Sungai yang dimaksud Dwikorita memiliki lebar 20 meter. Sungai tersebut berjarak sekitar 600 meter dari bibir pantai. Adapun Bukit Gumuk Sainem berjarak 1 km dari bibir pantai.
Kami merekomendasikan pemerintah daerah untuk menyiapkan jembatan agar jalur evakuasi tersebut aman dilewati saat warga melakukan evakuasi. (Dwikorita Karnawati)
Menanggapi hal itu, Bupati Banyuwangi Ipuk Fiestiandani menyampaikan terima kasih atas peringatan dini dan rekomendasi yang diberikan BMKG. Ia berencana segera melakukan rapat untuk membahas hal ini dengan jajarannya.
”Sesegera mungkin kami akan bahas ini. Jalur evakuasi tersebut memang merupakan kaharusan untuk memenimalkan jatuhnya korban akibat bencana. Kami memang tidak bisa mencegah bencana, tetapi setidaknya kami bisa meminimalkan jatuhnya korban,” ujarnya.
Ipuk berharap langkah-langkah pencegahaan untuk memenimalkan jatuhnya korban jiwa dapat lebih dimatangkan. Ia juga berharap ada sinergisitas lain yang bisa dikembangkan Pemerintah Kabupaten Banyuwangi dengan BMKG.
Kepala Bidang Kedaruratan dan Logisitik BPBD Banyuwangi Eka Muharam mengatakan, daerah sepanjang pesisir selatan Banyuwangi memang masuk daerah rawan bencana tsunami. Saat ini sudah ada delapan peringatan dini yang dipasang di sejumlah titik.
”Kedelapan sistem peringatan dini itu dipasang di Dusun Pancer dan Kecamatan Muncar, masing-masing dua unit, serta Desa Rajegwesi, Desa Blimbingsari, Desa Grajagan, dan Kampung Madar. Sistem peringatan dini tersebut sistemnya masih semimanual sehingga jika ada laporan bahaya tsunami butuh manusia untuk menekan sirene tanda bahaya,” ujar Eka.

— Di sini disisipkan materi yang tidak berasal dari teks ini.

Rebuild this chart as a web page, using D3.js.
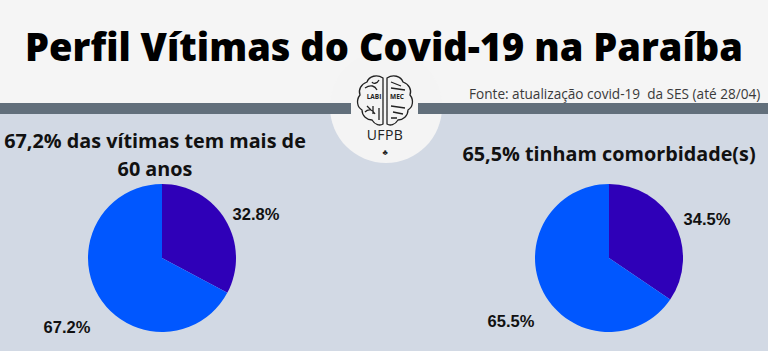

Eka mengungkapkan, kedelapan sirene tersebut memiliki tiga sistem pengoperasian dan output bunyi yang berbeda. Hal ini tentu akan membingungkan operator dan warga yang mendengar tanda bahaya. Ia berharap ada upaya untuk menyinkronisasi seluruh sistem peringatan dini tersebut.